## Exercise details
The records should be repeated word for word, pictures excluded.

[start Extracted material]

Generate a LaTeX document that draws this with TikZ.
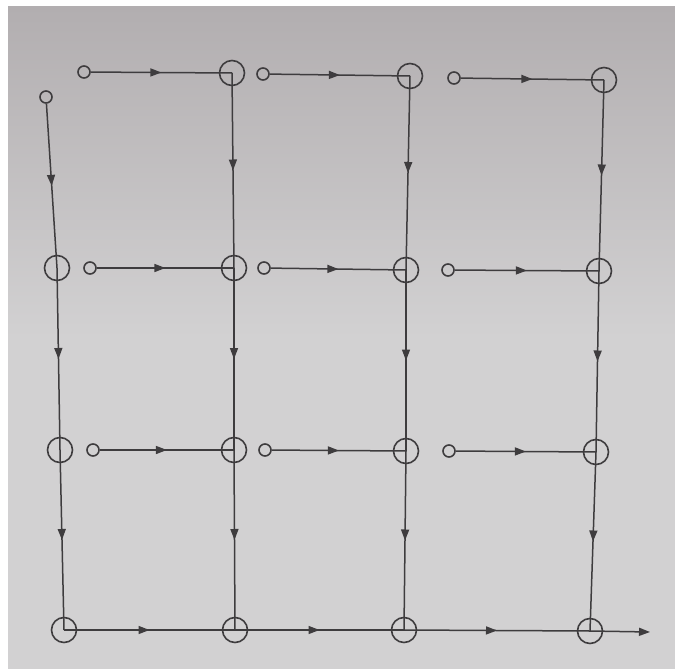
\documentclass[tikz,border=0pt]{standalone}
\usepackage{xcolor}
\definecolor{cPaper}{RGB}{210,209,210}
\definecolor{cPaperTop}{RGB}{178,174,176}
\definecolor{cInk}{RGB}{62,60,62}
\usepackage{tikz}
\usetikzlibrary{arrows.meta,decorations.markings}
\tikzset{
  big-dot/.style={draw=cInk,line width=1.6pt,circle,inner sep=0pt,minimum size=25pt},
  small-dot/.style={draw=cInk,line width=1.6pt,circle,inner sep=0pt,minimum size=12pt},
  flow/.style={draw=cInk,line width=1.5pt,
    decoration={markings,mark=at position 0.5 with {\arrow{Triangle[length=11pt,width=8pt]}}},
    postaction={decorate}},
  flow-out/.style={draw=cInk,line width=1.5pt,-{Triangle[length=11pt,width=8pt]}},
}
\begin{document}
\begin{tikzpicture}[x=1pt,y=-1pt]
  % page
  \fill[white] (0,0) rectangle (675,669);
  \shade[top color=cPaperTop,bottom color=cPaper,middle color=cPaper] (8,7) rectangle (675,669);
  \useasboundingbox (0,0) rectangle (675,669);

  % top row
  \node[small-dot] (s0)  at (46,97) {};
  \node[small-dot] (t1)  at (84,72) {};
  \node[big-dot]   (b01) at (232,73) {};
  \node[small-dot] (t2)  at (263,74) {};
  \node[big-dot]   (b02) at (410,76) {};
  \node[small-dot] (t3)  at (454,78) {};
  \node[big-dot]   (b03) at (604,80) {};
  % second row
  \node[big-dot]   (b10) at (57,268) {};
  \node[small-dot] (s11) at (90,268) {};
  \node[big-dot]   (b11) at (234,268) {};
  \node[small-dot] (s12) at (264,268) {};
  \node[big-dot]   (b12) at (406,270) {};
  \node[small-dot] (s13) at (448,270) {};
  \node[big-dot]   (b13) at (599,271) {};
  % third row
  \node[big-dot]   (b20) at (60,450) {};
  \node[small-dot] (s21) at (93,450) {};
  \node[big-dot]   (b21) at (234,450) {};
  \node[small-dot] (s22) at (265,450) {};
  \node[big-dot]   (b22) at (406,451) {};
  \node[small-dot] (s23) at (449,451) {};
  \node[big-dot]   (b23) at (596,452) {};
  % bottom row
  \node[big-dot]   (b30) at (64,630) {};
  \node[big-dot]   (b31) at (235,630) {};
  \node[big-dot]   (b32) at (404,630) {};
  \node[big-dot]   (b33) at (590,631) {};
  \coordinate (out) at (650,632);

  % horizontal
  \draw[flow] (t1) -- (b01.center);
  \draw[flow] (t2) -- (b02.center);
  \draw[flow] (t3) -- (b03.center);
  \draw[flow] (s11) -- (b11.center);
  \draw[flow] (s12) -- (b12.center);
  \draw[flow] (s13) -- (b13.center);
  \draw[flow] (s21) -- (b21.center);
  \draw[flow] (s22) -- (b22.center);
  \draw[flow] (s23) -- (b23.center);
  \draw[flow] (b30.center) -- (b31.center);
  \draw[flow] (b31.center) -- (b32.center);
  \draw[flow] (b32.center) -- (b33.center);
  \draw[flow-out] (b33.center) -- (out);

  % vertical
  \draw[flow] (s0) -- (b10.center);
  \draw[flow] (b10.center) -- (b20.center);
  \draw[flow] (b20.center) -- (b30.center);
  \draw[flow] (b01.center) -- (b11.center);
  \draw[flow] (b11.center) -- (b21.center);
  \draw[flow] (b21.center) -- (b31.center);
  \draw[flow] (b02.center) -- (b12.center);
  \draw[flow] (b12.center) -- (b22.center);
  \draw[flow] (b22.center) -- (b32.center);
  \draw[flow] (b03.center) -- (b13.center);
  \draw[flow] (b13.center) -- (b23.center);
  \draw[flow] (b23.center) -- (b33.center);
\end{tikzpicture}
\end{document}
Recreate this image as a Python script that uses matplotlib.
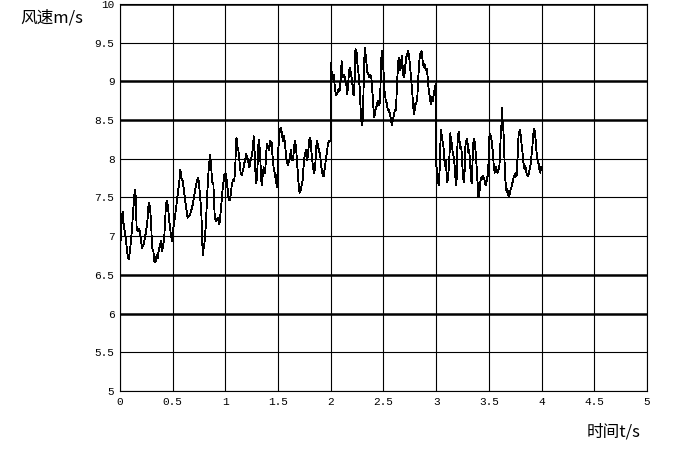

[end Extracted material]

## Exercise result
Generate a LaTeX document that draws this with TikZ.
\documentclass[tikz,border=0pt]{standalone}
\usepackage{xcolor}
\definecolor{cPaper}{RGB}{210,209,210}
\definecolor{cPaperTop}{RGB}{178,174,176}
\definecolor{cInk}{RGB}{62,60,62}
\usepackage{tikz}
\usetikzlibrary{arrows.meta,decorations.markings}
\tikzset{
  big-dot/.style={draw=cInk,line width=1.6pt,circle,inner sep=0pt,minimum size=25pt},
  small-dot/.style={draw=cInk,line width=1.6pt,circle,inner sep=0pt,minimum size=12pt},
  flow/.style={draw=cInk,line width=1.5pt,
    decoration={markings,mark=at position 0.5 with {\arrow{Triangle[length=11pt,width=8pt]}}},
    postaction={decorate}},
  flow-out/.style={draw=cInk,line width=1.5pt,-{Triangle[length=11pt,width=8pt]}},
}
\begin{document}
\begin{tikzpicture}[x=1pt,y=-1pt]
  % page
  \fill[white] (0,0) rectangle (675,669);
  \shade[top color=cPaperTop,bottom color=cPaper,middle color=cPaper] (8,7) rectangle (675,669);
  \useasboundingbox (0,0) rectangle (675,669);

  % top row
  \node[small-dot] (s0)  at (46,97) {};
  \node[small-dot] (t1)  at (84,72) {};
  \node[big-dot]   (b01) at (232,73) {};
  \node[small-dot] (t2)  at (263,74) {};
  \node[big-dot]   (b02) at (410,76) {};
  \node[small-dot] (t3)  at (454,78) {};
  \node[big-dot]   (b03) at (604,80) {};
  % second row
  \node[big-dot]   (b10) at (57,268) {};
  \node[small-dot] (s11) at (90,268) {};
  \node[big-dot]   (b11) at (234,268) {};
  \node[small-dot] (s12) at (264,268) {};
  \node[big-dot]   (b12) at (406,270) {};
  \node[small-dot] (s13) at (448,270) {};
  \node[big-dot]   (b13) at (599,271) {};
  % third row
  \node[big-dot]   (b20) at (60,450) {};
  \node[small-dot] (s21) at (93,450) {};
  \node[big-dot]   (b21) at (234,450) {};
  \node[small-dot] (s22) at (265,450) {};
  \node[big-dot]   (b22) at (406,451) {};
  \node[small-dot] (s23) at (449,451) {};
  \node[big-dot]   (b23) at (596,452) {};
  % bottom row
  \node[big-dot]   (b30) at (64,630) {};
  \node[big-dot]   (b31) at (235,630) {};
  \node[big-dot]   (b32) at (404,630) {};
  \node[big-dot]   (b33) at (590,631) {};
  \coordinate (out) at (650,632);

  % horizontal
  \draw[flow] (t1) -- (b01.center);
  \draw[flow] (t2) -- (b02.center);
  \draw[flow] (t3) -- (b03.center);
  \draw[flow] (s11) -- (b11.center);
  \draw[flow] (s12) -- (b12.center);
  \draw[flow] (s13) -- (b13.center);
  \draw[flow] (s21) -- (b21.center);
  \draw[flow] (s22) -- (b22.center);
  \draw[flow] (s23) -- (b23.center);
  \draw[flow] (b30.center) -- (b31.center);
  \draw[flow] (b31.center) -- (b32.center);
  \draw[flow] (b32.center) -- (b33.center);
  \draw[flow-out] (b33.center) -- (out);

  % vertical
  \draw[flow] (s0) -- (b10.center);
  \draw[flow] (b10.center) -- (b20.center);
  \draw[flow] (b20.center) -- (b30.center);
  \draw[flow] (b01.center) -- (b11.center);
  \draw[flow] (b11.center) -- (b21.center);
  \draw[flow] (b21.center) -- (b31.center);
  \draw[flow] (b02.center) -- (b12.center);
  \draw[flow] (b12.center) -- (b22.center);
  \draw[flow] (b22.center) -- (b32.center);
  \draw[flow] (b03.center) -- (b13.center);
  \draw[flow] (b13.center) -- (b23.center);
  \draw[flow] (b23.center) -- (b33.center);
\end{tikzpicture}
\end{document}
Recreate this image as a Python script that uses matplotlib.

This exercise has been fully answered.